▸ Goal:
Only the lines from the start of the data through the line with "minimum width=179pt, minimum" belong in the copy. Restate them word for word, minus the pictures.

----------

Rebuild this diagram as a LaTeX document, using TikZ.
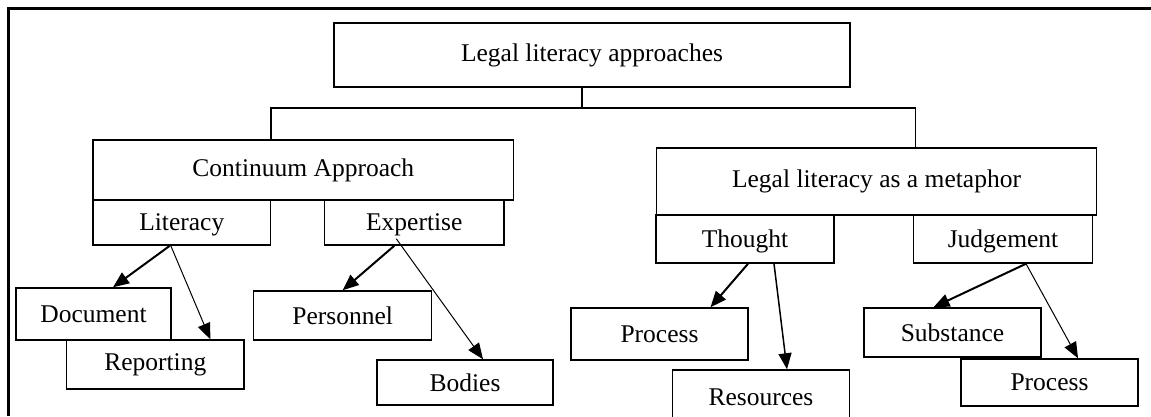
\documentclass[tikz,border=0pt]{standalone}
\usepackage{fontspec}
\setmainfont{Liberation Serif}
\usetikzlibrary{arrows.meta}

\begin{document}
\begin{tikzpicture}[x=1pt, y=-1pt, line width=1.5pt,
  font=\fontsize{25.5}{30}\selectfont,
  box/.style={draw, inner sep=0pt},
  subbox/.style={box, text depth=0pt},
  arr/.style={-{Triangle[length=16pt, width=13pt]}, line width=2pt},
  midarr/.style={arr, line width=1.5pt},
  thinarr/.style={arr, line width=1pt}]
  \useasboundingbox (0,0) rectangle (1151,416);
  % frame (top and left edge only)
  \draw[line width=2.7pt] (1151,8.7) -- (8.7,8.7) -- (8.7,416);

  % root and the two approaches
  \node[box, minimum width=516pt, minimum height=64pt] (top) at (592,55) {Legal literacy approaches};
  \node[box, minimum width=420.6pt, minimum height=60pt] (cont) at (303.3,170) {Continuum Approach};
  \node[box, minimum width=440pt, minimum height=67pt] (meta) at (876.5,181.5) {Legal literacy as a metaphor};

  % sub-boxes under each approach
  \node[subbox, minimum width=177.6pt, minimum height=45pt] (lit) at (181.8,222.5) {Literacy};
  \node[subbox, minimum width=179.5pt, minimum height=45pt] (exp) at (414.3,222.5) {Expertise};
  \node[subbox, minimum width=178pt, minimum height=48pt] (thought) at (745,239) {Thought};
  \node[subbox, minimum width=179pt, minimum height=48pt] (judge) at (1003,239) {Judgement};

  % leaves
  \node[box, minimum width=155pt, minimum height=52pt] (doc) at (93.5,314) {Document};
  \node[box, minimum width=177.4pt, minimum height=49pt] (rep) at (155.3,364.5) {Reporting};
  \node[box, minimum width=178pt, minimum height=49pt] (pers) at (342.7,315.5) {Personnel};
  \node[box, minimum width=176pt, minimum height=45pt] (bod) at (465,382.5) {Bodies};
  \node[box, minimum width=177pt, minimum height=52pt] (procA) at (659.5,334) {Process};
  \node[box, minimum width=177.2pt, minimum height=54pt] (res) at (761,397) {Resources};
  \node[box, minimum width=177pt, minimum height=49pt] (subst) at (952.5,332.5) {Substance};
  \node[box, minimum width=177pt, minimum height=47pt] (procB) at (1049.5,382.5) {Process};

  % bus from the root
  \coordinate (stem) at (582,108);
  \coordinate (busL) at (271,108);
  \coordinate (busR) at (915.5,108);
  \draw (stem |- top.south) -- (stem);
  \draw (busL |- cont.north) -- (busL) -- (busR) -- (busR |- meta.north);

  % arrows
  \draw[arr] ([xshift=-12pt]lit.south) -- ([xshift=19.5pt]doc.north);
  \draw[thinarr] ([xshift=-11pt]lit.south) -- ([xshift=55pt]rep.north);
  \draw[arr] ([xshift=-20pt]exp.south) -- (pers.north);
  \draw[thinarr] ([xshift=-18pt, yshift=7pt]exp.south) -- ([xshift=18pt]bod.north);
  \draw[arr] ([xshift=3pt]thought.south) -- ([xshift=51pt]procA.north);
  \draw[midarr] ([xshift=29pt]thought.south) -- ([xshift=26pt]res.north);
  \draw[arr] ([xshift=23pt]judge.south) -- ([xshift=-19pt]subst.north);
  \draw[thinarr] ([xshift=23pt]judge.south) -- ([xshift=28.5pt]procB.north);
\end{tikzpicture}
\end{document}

----------

▸ Solved problem:
Rebuild this diagram as a LaTeX document, using TikZ.
\documentclass[tikz,border=0pt]{standalone}
\usepackage{fontspec}
\setmainfont{Liberation Serif}
\usetikzlibrary{arrows.meta}

\begin{document}
\begin{tikzpicture}[x=1pt, y=-1pt, line width=1.5pt,
  font=\fontsize{25.5}{30}\selectfont,
  box/.style={draw, inner sep=0pt},
  subbox/.style={box, text depth=0pt},
  arr/.style={-{Triangle[length=16pt, width=13pt]}, line width=2pt},
  midarr/.style={arr, line width=1.5pt},
  thinarr/.style={arr, line width=1pt}]
  \useasboundingbox (0,0) rectangle (1151,416);
  % frame (top and left edge only)
  \draw[line width=2.7pt] (1151,8.7) -- (8.7,8.7) -- (8.7,416);

  % root and the two approaches
  \node[box, minimum width=516pt, minimum height=64pt] (top) at (592,55) {Legal literacy approaches};
  \node[box, minimum width=420.6pt, minimum height=60pt] (cont) at (303.3,170) {Continuum Approach};
  \node[box, minimum width=440pt, minimum height=67pt] (meta) at (876.5,181.5) {Legal literacy as a metaphor};

  % sub-boxes under each approach
  \node[subbox, minimum width=177.6pt, minimum height=45pt] (lit) at (181.8,222.5) {Literacy};
  \node[subbox, minimum width=179.5pt, minimum height=45pt] (exp) at (414.3,222.5) {Expertise};
  \node[subbox, minimum width=178pt, minimum height=48pt] (thought) at (745,239) {Thought};
  \node[subbox, minimum width=179pt, minimum height=48pt] (judge) at (1003,239) {Judgement};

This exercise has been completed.